In order to focus on these three accountabilities, paradigms that no longer work are being discarded as companies seek to stay in and grow their business. HR as a strictly administrative overhead and resource consumer is one of the paradigms under justifiable attack.

Transactional HR activities such as payroll, benefits administration and records keeping can now be easily outsourced or digitized (or should be) with significant cost savings. We have worked with companies who have digitized their current and past employee data bases. In one company, they eliminated over 35 five-drawer file cabinets (and two rooms) and condensed them into CD’s that fit into a shoebox. With advances in technology, even the shoebox is in jeopardy as a storage device.

To many CEOs and CFOs, HR as a revenue enhancer takes some getting used to. That’s not the way they were taught. They are more interested in the payoff and are asking appropriate questions: What’s in it for the company? Where is the improvement in the revenue stream? How does this get us new customers and retain our current customers. Where is the proof of corporate performance enhancement metrics? Once they get solid answers to these questions from competent HR leaders, the CEOs are quick to change their thinking.

To answer the payoff questions, we must understand that a continual company-wide value chain analysis is critical to the success of any organization. Over the past decade, CEOs began demanding that their teams deliver flawless functional work and become a knowledgeable partner with all other disciplines to advance the business plan of the company. Individual professional silos are breaking down. Disciplines such as finance, sales, marketing, operations, and HR no longer exist as stand alone entities. They are inter-dependent with one another. Weakness of any one of the links inhibits other links from maximizing their efficiencies and productivities.
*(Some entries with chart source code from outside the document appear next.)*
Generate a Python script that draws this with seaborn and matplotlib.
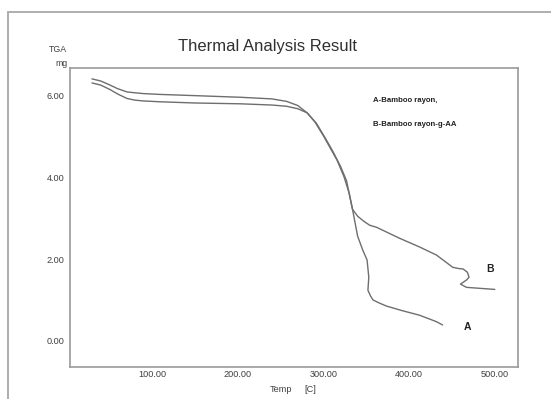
import matplotlib
matplotlib.use("Agg")
import matplotlib.pyplot as plt
from matplotlib.patches import Rectangle
from matplotlib.ticker import MultipleLocator, FormatStrFormatter
import seaborn as sns
import pandas as pd

# TGA curves (temperature in C, mass in mg)
temp_a = [30, 40, 51, 60, 71, 80, 90, 109, 150, 203, 240, 257, 270, 281, 292, 302, 311,
          320, 327, 334, 340, 346, 351, 353, 352, 355, 358, 366, 374, 392, 412, 432, 439]
mass_a = [6.31, 6.26, 6.15, 6.04, 5.93, 5.89, 5.87, 5.85, 5.82, 5.80, 5.77, 5.74, 5.68, 5.58, 5.32, 4.97, 4.64,
          4.27, 3.92, 3.22, 2.56, 2.22, 1.98, 1.56, 1.24, 1.10, 1.00, 0.92, 0.85, 0.74, 0.63, 0.47, 0.39]

temp_b = [30, 40, 51, 60, 71, 80, 90, 109, 150, 203, 240, 257, 270, 281, 290, 300, 308, 316, 324, 330, 334,
          340, 347, 354, 362, 389, 412, 432, 451, 458, 463, 468, 470, 467, 460, 467, 500]
mass_b = [6.41, 6.36, 6.26, 6.17, 6.09, 6.07, 6.05, 6.03, 6.00, 5.96, 5.92, 5.86, 5.76, 5.58, 5.36, 5.02, 4.72, 4.42, 4.02, 3.62, 3.22,
          3.05, 2.93, 2.83, 2.78, 2.51, 2.30, 2.10, 1.80, 1.77, 1.76, 1.68, 1.56, 1.49, 1.39, 1.31, 1.26]

series_names = ["A", "B"]
legend_lines = ["A-Bamboo rayon,", "B-Bamboo rayon-g-AA"]

df = pd.concat([
    pd.DataFrame({"temp": temp_a, "mass": mass_a, "sample": "A"}),
    pd.DataFrame({"temp": temp_b, "mass": mass_b, "sample": "B"}),
])

sns.set_style("white")
plt.rcParams["font.family"] = ["Liberation Sans", "DejaVu Sans"]

fig = plt.figure(figsize=(5.51, 3.99), dpi=100)
ax = fig.add_axes([0.127, 0.080, 0.813, 0.750])

sns.lineplot(data=df, x="temp", y="mass", units="sample", estimator=None,
             sort=False, color="#6e6e6e", linewidth=1.0, ax=ax, legend=False)

ax.set_xlim(4.4, 527)
ax.set_ylim(-0.64, 6.68)
ax.xaxis.set_major_locator(MultipleLocator(100))
ax.xaxis.set_minor_locator(MultipleLocator(20))
ax.yaxis.set_major_locator(MultipleLocator(2))
ax.yaxis.set_minor_locator(MultipleLocator(0.5))
ax.xaxis.set_major_formatter(FormatStrFormatter("%.2f"))
ax.yaxis.set_major_formatter(FormatStrFormatter("%.2f"))
ax.tick_params(axis="both", which="both", labelsize=6.6, labelcolor="#404040",
               color="#808080", width=0.8)
ax.tick_params(axis="x", which="both", direction="in", length=2, pad=2)
ax.tick_params(axis="y", which="both", direction="out", length=2, pad=2)
ax.set_xlabel("")
ax.set_ylabel("")
for s in ax.spines.values():
    s.set_color("#9a9a9a")
    s.set_linewidth(1.2)

# curve labels and sample legend
ax.text(494, 1.76, series_names[1], fontsize=7.5, fontweight="bold",
        ha="center", va="center", color="#222222")
ax.text(468.5, 0.34, series_names[0], fontsize=7.5, fontweight="bold",
        ha="center", va="center", color="#222222")
leg_font = ["Liberation Sans Narrow", "Liberation Sans", "DejaVu Sans"]
fig.text(373 / 551, 1 - 100 / 399, legend_lines[0], fontsize=5.6, fontweight="bold",
         family=leg_font, ha="left", va="center", color="#222222")
fig.text(373 / 551, 1 - 124 / 399, legend_lines[1], fontsize=5.6, fontweight="bold",
         family=leg_font, ha="left", va="center", color="#222222")

fig.text(0.485, 1 - 47 / 399, "Thermal Analysis Result", fontsize=12,
         ha="center", va="center", color="#303030")
fig.text(58 / 551, 1 - 49 / 399, "TGA", fontsize=6.3, ha="center", va="center", color="#404040")
fig.text(68 / 551, 1 - 63 / 399, "mg", fontsize=6.3, ha="right", va="center", color="#404040")
fig.text(270 / 551, 1 - 389 / 399, "Temp", fontsize=6.6, ha="left", va="center", color="#404040")
fig.text(304 / 551, 1 - 389 / 399, "[C]", fontsize=6.6, ha="left", va="center", color="#404040")

# outer frame of the screenshot
fig.patches.append(Rectangle((8 / 551, -0.1), 1.2, 1 - 12 / 399 + 0.1,
                             transform=fig.transFigure, fill=False,
                             edgecolor="#a8a8a8", linewidth=1.3))

fig.savefig("out.png", dpi=100)
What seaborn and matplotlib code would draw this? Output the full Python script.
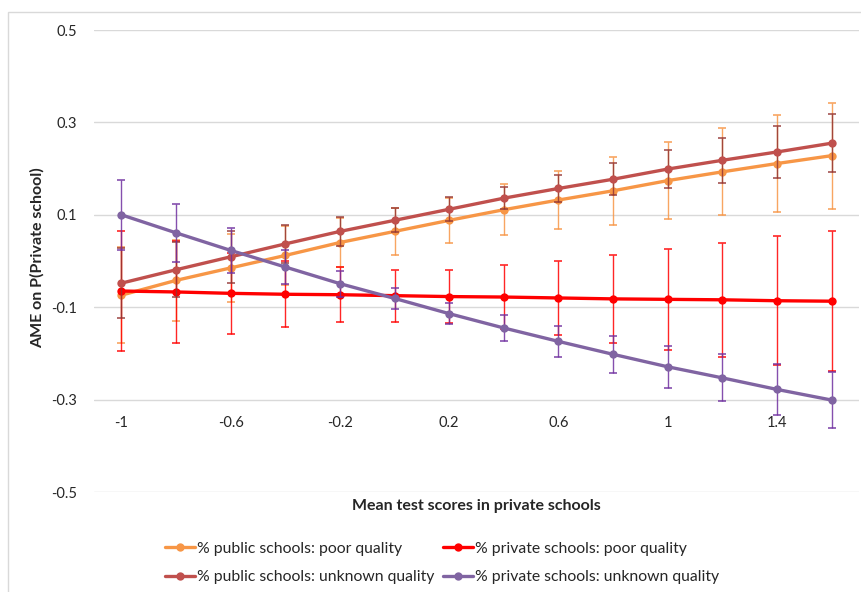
import numpy as np
import pandas as pd
import matplotlib
matplotlib.use("Agg")
import matplotlib.pyplot as plt
import seaborn as sns

# values
x_vals = [-1, -0.8, -0.6, -0.4, -0.2, 0, 0.2, 0.4, 0.6, 0.8, 1, 1.2, 1.4, 1.6]
x_ticks = [-1, -0.6, -0.2, 0.2, 0.6, 1, 1.4]
x_tick_labels = ["-1", "-0.6", "-0.2", "0.2", "0.6", "1", "1.4"]
y_ticks = [0.5, 0.3, 0.1, -0.1, -0.3, -0.5]

pub_poor = [-0.074, -0.042, -0.015, 0.012, 0.040, 0.064, 0.088, 0.111, 0.132, 0.152, 0.174, 0.193, 0.211, 0.228]
pub_poor_err = [0.104, 0.088, 0.074, 0.063, 0.054, 0.050, 0.049, 0.055, 0.063, 0.073, 0.084, 0.094, 0.105, 0.115]

priv_poor = [-0.065, -0.067, -0.070, -0.072, -0.073, -0.075, -0.077, -0.078, -0.080, -0.082, -0.083, -0.084, -0.086, -0.087]
priv_poor_err = [0.130, 0.110, 0.088, 0.071, 0.060, 0.056, 0.058, 0.070, 0.081, 0.095, 0.109, 0.124, 0.140, 0.152]

pub_unk = [-0.048, -0.019, 0.009, 0.037, 0.064, 0.088, 0.112, 0.136, 0.157, 0.177, 0.199, 0.218, 0.236, 0.255]
pub_unk_err = [0.076, 0.060, 0.057, 0.042, 0.031, 0.026, 0.026, 0.024, 0.029, 0.035, 0.042, 0.049, 0.056, 0.063]

priv_unk = [0.100, 0.061, 0.023, -0.013, -0.049, -0.081, -0.114, -0.145, -0.174, -0.202, -0.229, -0.253, -0.278, -0.301]
priv_unk_err = [0.076, 0.063, 0.049, 0.036, 0.028, 0.023, 0.023, 0.028, 0.034, 0.040, 0.046, 0.051, 0.056, 0.061]

names = ["% public schools: poor quality", "% private schools: poor quality",
         "% public schools: unknown quality", "% private schools: unknown quality"]
colors = ["#F79646", "#FF0000", "#C0504D", "#8064A2"]
err_colors = ["#F79646", "#FF0000", "#943634", "#7030A0"]

series = [pub_poor, priv_poor, pub_unk, priv_unk]
errors = [pub_poor_err, priv_poor_err, pub_unk_err, priv_unk_err]

df = pd.concat([pd.DataFrame({"x": x_vals, "y": s, "series": n}) for s, n in zip(series, names)])

sns.set_style("white")
plt.rcParams["font.family"] = ["Lato", "DejaVu Sans"]

fig = plt.figure(figsize=(8.61, 5.92), dpi=100)
ax = fig.add_axes([94 / 861, 1 - 492 / 592, (859 - 94) / 861, (492 - 30) / 592])

# error bars first, then lines on top
for i, (s, e) in enumerate(zip(series, errors)):
    ax.errorbar(x_vals, s, yerr=e, fmt="none", ecolor=err_colors[i], elinewidth=1,
                capsize=3, capthick=1.2, alpha=0.85, zorder=2 + i * 2)

for i, n in enumerate(names):
    sns.lineplot(data=df[df["series"] == n], x="x", y="y", color=colors[i], lw=2.4,
                 marker="o", markersize=6, markeredgewidth=0, ax=ax, label=n,
                 zorder=3 + i * 2)

ax.set_xlim(-1.1, 1.7)
ax.set_ylim(-0.5, 0.5)
ax.set_yticks(y_ticks)
ax.set_yticklabels(["0.5", "0.3", "0.1", "-0.1", "-0.3", "-0.5"])
ax.set_xticks(x_ticks)
ax.set_xticklabels(x_tick_labels)
ax.grid(axis="y", color="#D9D9D9", lw=1)
ax.grid(axis="x", visible=False)
for side in ["top", "right", "left"]:
    ax.spines[side].set_visible(False)
ax.spines["bottom"].set_position(("data", -0.3))
ax.spines["bottom"].set_visible(False)
ax.tick_params(axis="x", length=0, pad=12, labelsize=10.5, colors="#262626")
ax.tick_params(axis="y", length=0, pad=12, labelsize=10.5, colors="#262626")
ax.set_xlabel("")
ax.set_ylabel("")

fig.text(37 / 861, 1 - 258 / 592, "AME on P(Private school)", rotation=90, fontsize=11.5,
         fontweight="bold", ha="center", va="center", color="#262626")
fig.text(476 / 861, 1 - 506 / 592, "Mean test scores in private schools", fontsize=11.5,
         fontweight="bold", ha="center", va="center", color="#262626")

h, l = ax.get_legend_handles_labels()
order = [0, 2, 1, 3]
ax.legend([h[k] for k in order], [l[k] for k in order], ncol=2, frameon=False,
          loc="center left", bbox_to_anchor=(165 / 861, 1 - 563 / 592),
          bbox_transform=fig.transFigure, fontsize=11.3, handlelength=1.9,
          handletextpad=0.15, columnspacing=0.55, labelspacing=0.9,
          borderpad=0, borderaxespad=0)

fig.add_artist(plt.Rectangle((8 / 861, -0.01), 1.0, 1 - 12 / 592 + 0.01, transform=fig.transFigure,
                             fill=False, edgecolor="#D9D9D9", lw=1))

fig.savefig("out.png", dpi=100)
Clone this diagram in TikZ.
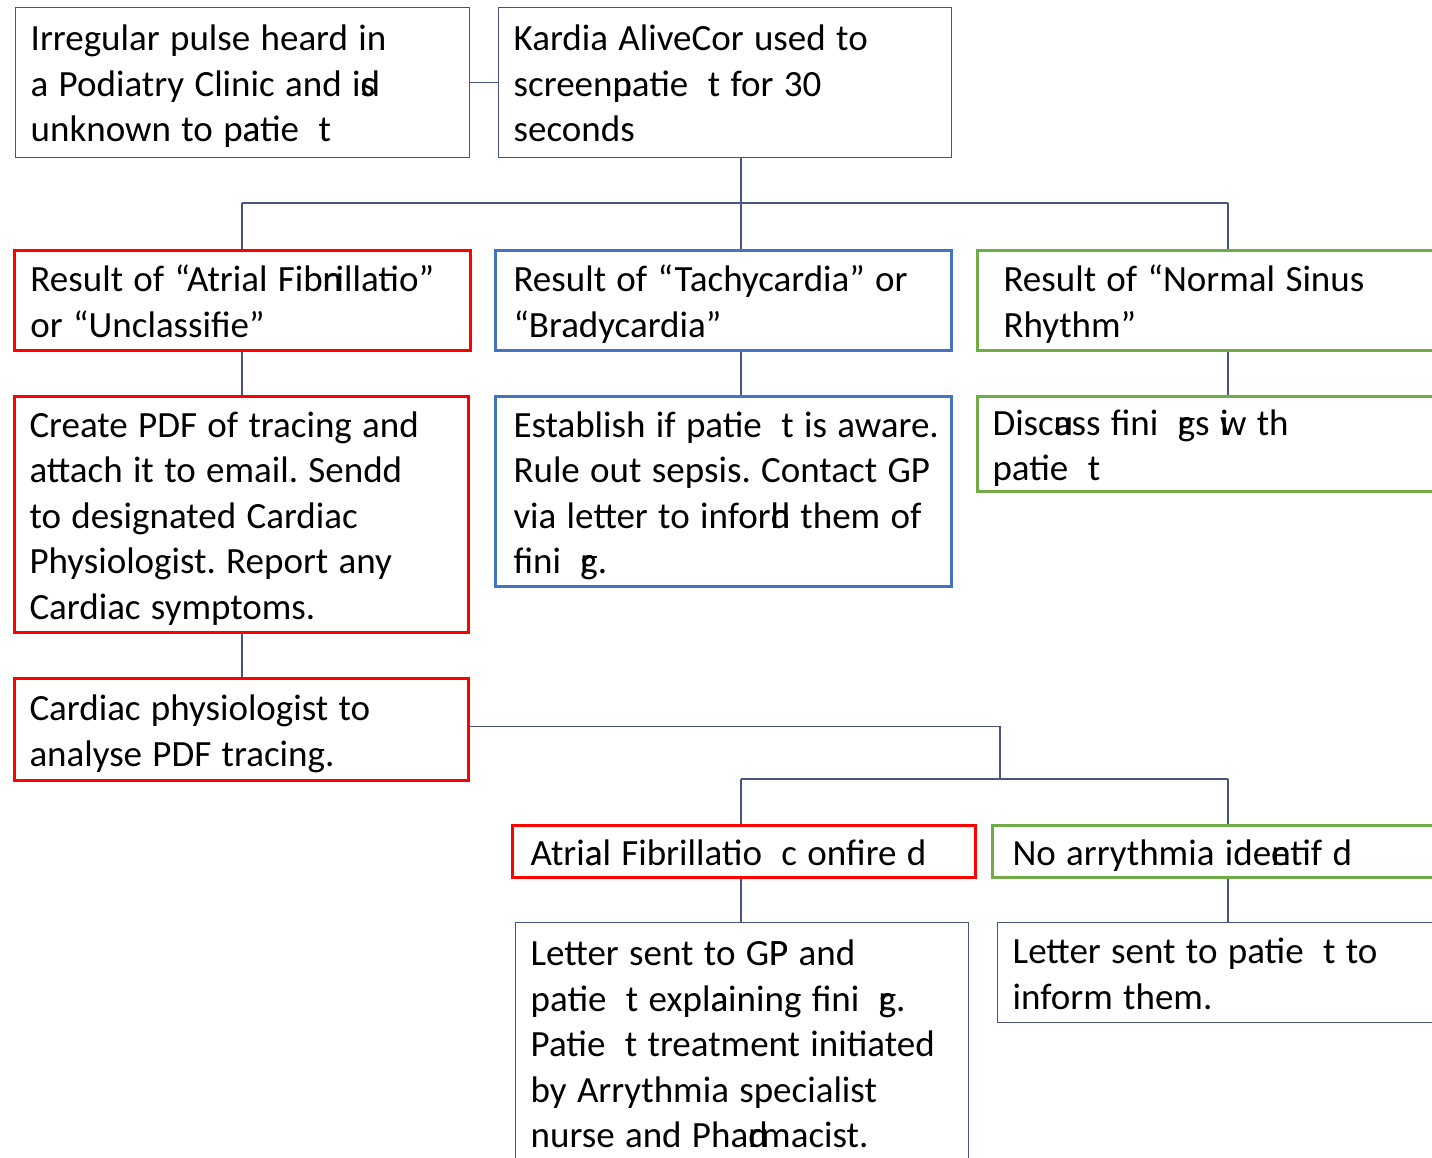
\documentclass[tikz,border=0pt]{standalone}
\usepackage{fontspec}
\setmainfont{Carlito}
\usetikzlibrary{backgrounds}
\definecolor{slate}{RGB}{72,84,128}
\definecolor{boxred}{RGB}{255,0,0}
\definecolor{boxblue}{RGB}{68,114,196}
\definecolor{boxgreen}{RGB}{112,173,71}
\newcommand{\boxfont}{\fontsize{37}{45.5}\selectfont\frenchspacing}
\tikzset{
  base/.style={rectangle, anchor=north west, align=left, inner xsep=15pt, inner ysep=0pt,
    font=\boxfont, text=black},
  plainbox/.style={base, draw=slate, line width=1.4pt},
  redbox/.style={base, draw=boxred, line width=3pt},
  bluebox/.style={base, draw=boxblue, line width=3pt},
  greenbox/.style={base, draw=boxgreen, line width=3pt},
  conn/.style={draw=slate, line width=1.4pt},
  ghost/.style={draw=slate, line width=1pt}
}
\newcommand{\gp}{\phantom{n}}
\newcommand{\lin}[1]{\mbox{\spaceskip=0.28em\relax\rule[-9pt]{0pt}{45.5pt}#1}}
\begin{document}
\begin{tikzpicture}[x=1pt,y=-1pt]
\useasboundingbox (0,0) rectangle (1432,1157);
\clip (0,0) rectangle (1432,1157);
\fill[white] (0,0) rectangle (1432,1157);
% row 1
\node[plainbox, minimum width=454pt, minimum height=150pt, text width=424pt] (a) at (15,7)
  {\lin{Irregular pulse heard in}\\\lin{a Podiatry Clinic and i\rlap{s}d}\\\lin{unknown to p\rlap{a}atie\gp t}};
\node[plainbox, minimum width=453pt, minimum height=150pt, text width=423pt] (b) at (498,7)
  {\lin{Kardia AliveCor used to}\\\lin{screen\rlap{n}patie\gp t for 30}\\\lin{seconds}};
% row 2
\node[redbox, minimum width=454pt, minimum height=100pt, text width=424pt, inner xsep=16pt] (r1) at (13,249)
  {\lin{Result of “Atrial Fib\rlap{n}rillatio”}\\\lin{or “Unclassifie”}};
\node[bluebox, minimum width=456pt, minimum height=100pt, text width=420pt, inner xsep=18pt] (bl1) at (494,249)
  {\lin{Result of “Tachycardia” or}\\\lin{“Bradycardia”}};
\node[greenbox, minimum width=470pt, minimum height=100pt, text width=430pt, inner xsep=26pt] (g1) at (976,249)
  {\lin{Result of “Normal Sinus}\\\lin{Rhythm”}};
% row 3
\node[redbox, minimum width=454pt, minimum height=236pt, text width=424pt, inner xsep=12pt] (r2) at (13,395)
  {\lin{Create PDF of tracing and}\\\lin{attach it to email. Sendd}\\\lin{to designated Cardiac}\\\lin{Physiologist. Report any}\\\lin{Cardiac symptoms.}};
\node[bluebox, minimum width=456pt, minimum height=190pt, text width=420pt, inner xsep=18pt] (bl2) at (494,395)
  {\lin{Establish if patie\gp t is aware.}\\\lin{Rule out sepsis. Contact GP}\\\lin{via letter to infor\rlap{d}h them of}\\\lin{fini\gp\rlap{r}g.}};
\node[greenbox, minimum width=470pt, minimum height=95pt, text width=440pt, inner xsep=14pt] (g2) at (976,395)
  {\lin{Disc\rlap{u}ass fini\gp\rlap{r}gs \rlap{i}w th}\\\lin{patie\gp t}};
% row 4
\node[redbox, minimum width=454pt, minimum height=102pt, text width=424pt, inner xsep=12pt] (r3) at (13,677)
  {\lin{Cardiac physiologist to}\\\lin{analyse PDF tracing.}};
% row 5
\node[redbox, minimum width=457pt, minimum height=52pt, text width=427pt, inner xsep=18pt] (r4) at (511,824)
  {\lin{Atri\rlap{a}al Fibrillatio\gp c onfire d}};
\node[greenbox, minimum width=460pt, minimum height=52pt, text width=430pt, inner xsep=20pt] (g4) at (991,824)
  {\lin{No arrythmia ide\rlap{e}ntif d}};
% row 6
\node[plainbox, minimum width=453pt, minimum height=241pt, text width=423pt] (l1) at (515,922)
  {\lin{Letter sent to G\rlap{P}P and}\\\lin{patie\gp t expl\rlap{a}aining fini\gp\rlap{r}g.}\\\lin{Patie\gp t treatment initiated}\\\lin{by Arrythmia specialist}\\\lin{nurse and Pha\rlap{d}rmacist.}};
\node[plainbox, minimum width=450pt, minimum height=100pt, text width=420pt] (l2) at (997,922)
  {\lin{Letter sent to patie\gp t to}\\\lin{inform them.}};
% ghost outlines behind coloured boxes
\begin{scope}[on background layer]
\draw[ghost] (r1.north west) rectangle ([xshift=3pt]r1.south east);
\draw[ghost] (r2.north west) rectangle ([xshift=3pt]r2.south east);
\draw[ghost] (r3.north west) rectangle ([xshift=3pt]r3.south east);
\draw[ghost] ([xshift=5pt]bl1.north west) rectangle (bl1.south east);
\draw[ghost] ([xshift=5pt]bl2.north west) rectangle (bl2.south east);
\draw[ghost] ([xshift=5pt]g1.north west) rectangle (g1.south east);
\draw[ghost] ([xshift=5pt]g2.north west) rectangle (g2.south east);
\draw[ghost] ([xshift=4pt]r4.north west) rectangle (r4.south east);
\draw[ghost] ([xshift=5pt]g4.north west) rectangle (g4.south east);
\end{scope}
% connectors
\coordinate (c1) at (242,203);
\coordinate (c2) at (741,203);
\coordinate (c3) at (1228,203);
\coordinate (c4) at (1000,779);
\coordinate (c5) at (741,779);
\coordinate (c6) at (1228,779);
\draw[conn] (a.east) -- (b.west);
\draw[conn] (b.south -| c2) -- (c2);
\draw[conn] (c1) -- (c3);
\draw[conn] (c1) -- (c1 |- r1.north);
\draw[conn] (c2) -- (c2 |- bl1.north);
\draw[conn] (c3) -- (c3 |- g1.north);
\draw[conn] (r1.south -| c1) -- (c1 |- r2.north);
\draw[conn] (bl1.south -| c2) -- (c2 |- bl2.north);
\draw[conn] (g1.south -| c3) -- (c3 |- g2.north);
\draw[conn] (r2.south -| c1) -- (c1 |- r3.north);
\draw[conn] ([yshift=3pt]r3.east) -| (c4);
\draw[conn] (c5) -- (c6);
\draw[conn] (c5) -- (c5 |- r4.north);
\draw[conn] (c6) -- (c6 |- g4.north);
\draw[conn] (r4.south -| c5) -- (c5 |- l1.north);
\draw[conn] (g4.south -| c6) -- (c6 |- l2.north);
\end{tikzpicture}
\end{document}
"Sales and quality are no longer restricted to the sales and quality assurance teams. Edwards Deming taught us that quality and value must be built into every step of the process."

From India, Indore
akhilesh dubey

There are emerging concepts in the practice of HR that bear examination:

What value does the HR team bring to the organization? Many HR teams lack a vision that includes their value to the organization. Do their activities directly help the company achieve its broad business objectives? Are their arguments for or against a business strategy credible to the other department heads at the decision making table? How are HR strategies selected and implemented that benefit the employees, the shareholders, the customers and all other stakeholders in the organization?

What value does HR generate for the customer – the end user of our company’s product or service? Sales and quality are no longer restricted to the sales and quality assurance teams. Edwards Deming taught us that quality and value must be built into every step of the process. HR doesn’t just hire a salesperson based upon a manager’s request. The end result of HR’s recruiting and hiring efforts are that the customer who interacts with the new sales person receives continuing world class service from our company. HR shares the quality of the new hire with other silos to insure that our company is, or becomes, the vendor of choice for that customer.

What core business competencies must HR possess in order to be a credible strategic partner with the rest of the executive team? Each company and each industry can generate its own list of core business skills their teams must have that go beyond their individual specialties. This issue has become so critical that in graduate and undergraduate level business programmes, new editions of Organizational Development textbooks are including chapters on financial calculations and ratios, corporate social responsibility, globalization, and major workforce diversity challenges, among others. The biggest barrier to profitability is ignorance – ignorance by many people about how the company makes money and how it achieves its objectives, and how all of the silos are interdependent on each other. The myth that only finance people need to know about finance or that marketing people are the only people who need to know about marketing is fast disappearing. In today’s business environment, profitable organizations require highly skilled employees who can solve complex problems using multi-disciplinary teams.